Music-based bosses, however have always interested me and I am glad to see the amounts of effort people put into them, but what kind of gets to me is the trial-and-error gameplay begins to translate into the formula I want to see done well so much. Usually a few of the patterns in these bosses are reasonable, but then it starts getting to circles that either disperse, implode, or send things in any number of directions. Maybe they bounce, maybe they don't. There's not really good warning for most of the patterns and the only good way to know what the patterns are going to do is to memorize what happens with each and every one of them. This may be the intention, but I find that distressing because it goes strongly against what's generally considered to be good design. It's not really challenging, it's just unfair, and that's less fun for me.
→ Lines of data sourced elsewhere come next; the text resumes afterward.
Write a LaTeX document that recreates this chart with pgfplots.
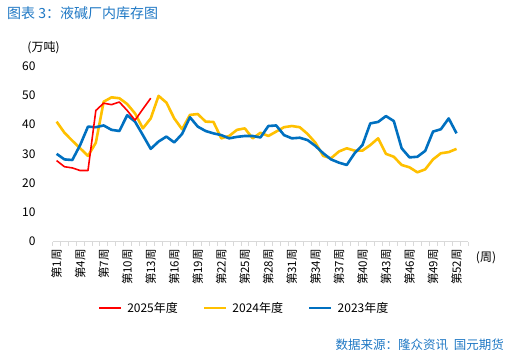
\documentclass[border=0pt]{standalone}
\usepackage{pgfplots}
\pgfplotsset{compat=1.18}
\usepackage{pgfplotstable}
\usepackage{fontspec}
\setmainfont{Noto Sans CJK SC}
\definecolor{cred}{HTML}{FF0000}
\definecolor{cyel}{HTML}{FFC000}
\definecolor{cblue}{HTML}{0070C0}
\definecolor{ctitle}{HTML}{1F78C4}
\definecolor{cgrid}{HTML}{D9D9D9}

\pgfplotstableread{
w v
1 27.7
2 25.6
3 25.2
4 24.3
5 24.3
6 44.8
7 47.3
8 46.8
9 47.7
10 44.8
11 41.5
12 45.3
13 49.0
}\redtab

\pgfplotstableread{
w v
1 41.0
2 37.2
3 34.5
4 31.9
5 29.3
6 33.8
7 47.8
8 49.3
9 49.0
10 47.0
11 43.8
12 38.7
13 42.1
14 49.8
15 47.5
16 42.1
17 38.4
18 43.3
19 43.6
20 41.0
21 40.9
22 35.3
23 36.1
24 38.2
25 38.7
26 35.3
27 37.2
28 36.1
29 37.6
30 39.1
31 39.5
32 39.1
33 36.8
34 33.8
35 29.3
36 28.5
37 30.8
38 31.9
39 31.1
40 31.1
41 33.0
42 35.3
43 30.0
44 29.0
45 26.2
46 25.4
47 23.7
48 24.7
49 28.1
50 30.2
51 30.6
52 31.7
}\yeltab

\pgfplotstableread{
w v
1 30.0
2 28.1
3 27.9
4 33.0
5 39.3
6 39.1
7 39.7
8 38.2
9 37.8
10 43.2
11 41.0
12 36.4
13 31.7
14 34.2
15 35.9
16 33.9
17 36.8
18 42.5
19 39.3
20 37.8
21 37.0
22 36.4
23 35.3
24 35.8
25 36.1
26 36.1
27 35.6
28 39.5
29 39.7
30 36.4
31 35.3
32 35.5
33 34.7
34 32.7
35 30.2
36 28.1
37 27.0
38 26.2
39 30.2
40 33.0
41 40.4
42 40.9
43 42.9
44 41.2
45 31.9
46 28.8
47 29.0
48 31.0
49 37.6
50 38.4
51 42.1
52 37.0
}\bluetab

\begin{document}
\begin{tikzpicture}[x=1bp,y=1bp]
\path[use as bounding box] (0,0) rectangle (517,360);
\node[anchor=west, text=ctitle, font=\fontsize{14bp}{16bp}\selectfont, inner sep=0pt] at (7,347) {图表 3：液碱厂内库存图};
\node[anchor=center, font=\fontsize{12bp}{14bp}\selectfont, inner sep=0pt] at (43.5,312) {(万吨)};
\node[anchor=center, font=\fontsize{12bp}{14bp}\selectfont, inner sep=0pt] at (486,102) {(周)};
\node[anchor=east, text=ctitle, font=\fontsize{12.5bp}{14bp}\selectfont, inner sep=0pt] at (504,15) {数据来源：隆众资讯\ \ 国元期货};
\begin{axis}[
  at={(52.7bp,118.3bp)}, anchor=south west,
  scale only axis, width=415.6bp, height=175.7bp,
  xmin=0.5, xmax=53.5, ymin=0, ymax=60,
  axis lines*=left,
  x axis line style={draw=cgrid, line width=0.9bp},
  y axis line style={draw=none},
  ytick={0,10,...,60},
  ytick style={draw=none},
  yticklabel style={anchor=east, inner sep=0pt, xshift=-12.7bp, font=\fontsize{12bp}{14bp}\selectfont},
  xtick={1,4,...,52},
  xticklabels={第1周,第4周,第7周,第10周,第13周,第16周,第19周,第22周,第25周,第28周,第31周,第34周,第37周,第40周,第43周,第46周,第49周,第52周},
  major x tick style={draw=none},
  minor xtick={0.5,1.5,...,53.5},
  minor x tick style={draw=cgrid, line width=0.8bp},
  tick align=outside,
  minor tick length=4bp,
  xticklabel style={rotate=90, anchor=east, inner sep=0pt, xshift=-3bp, font=\fontsize{11.5bp}{13bp}\selectfont},
  /pgf/number format/assume math mode=true,
  legend columns=3,
  legend style={at={(0.4615,-0.377)}, anchor=center, draw=none, fill=none,
    font=\fontsize{12bp}{14bp}\selectfont, inner sep=0pt, column sep=3bp,
    /tikz/every even column/.append style={column sep=23bp}},
  legend image code/.code={\draw[#1] (0bp,0bp) -- (22bp,0bp);},
]
\addlegendimage{cred, line width=1.6bp}
\addlegendentry{2025年度}
\addlegendimage{cyel, line width=2.6bp}
\addlegendentry{2024年度}
\addlegendimage{cblue, line width=2.6bp}
\addlegendentry{2023年度}
\addplot[cyel, line width=2.6bp, line join=round, forget plot] table[x=w,y=v] {\yeltab};
\addplot[cblue, line width=2.6bp, line join=round, forget plot] table[x=w,y=v] {\bluetab};
\addplot[cred, line width=1.6bp, line join=round, forget plot] table[x=w,y=v] {\redtab};
\end{axis}
\end{tikzpicture}
\end{document}
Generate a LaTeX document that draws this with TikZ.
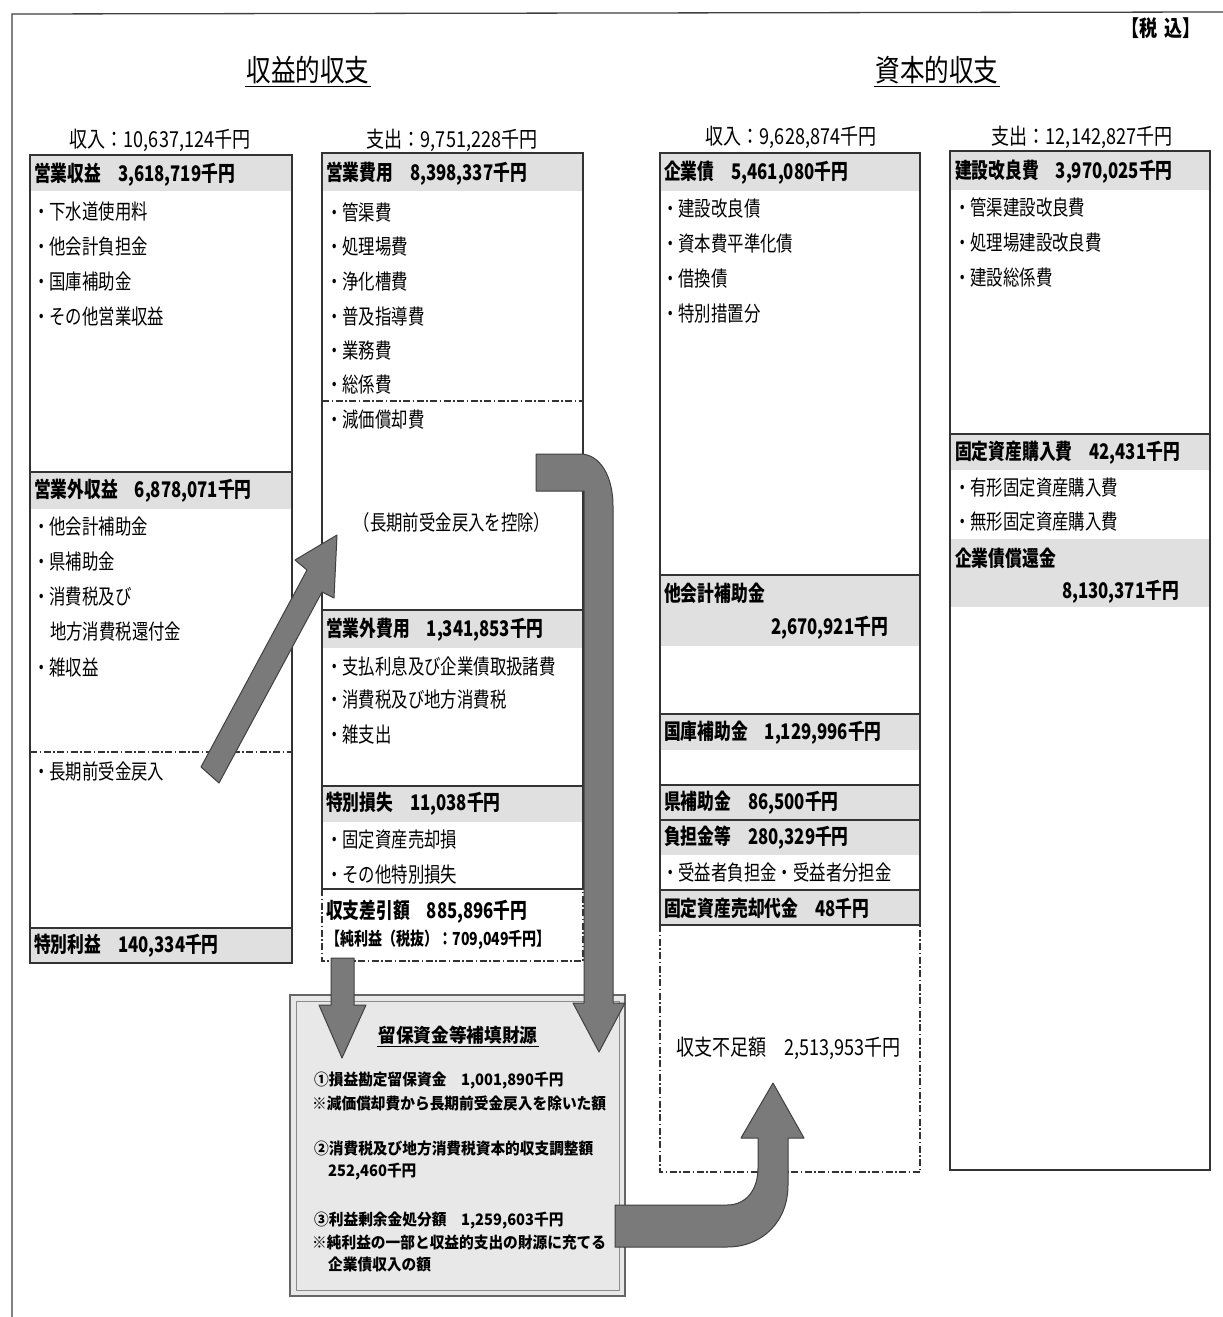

If the games either allowed better warning for what the patterns did (arrows, flashes, unlethal demo shots) or made "mistakes" less punishing (more hits before you die, some way of recovering, or a dodge mechanic) the bosses could be much better done without much altering to the patterns that are already there.
Re: I wanna be the the thread
Posted: Wed Jul 10, 2013 1:07 pm
by Fluffyumpkins
It's the same thing shmups have done for years. Just following that formula. I like the ones that have funny gimmicks like Boshy.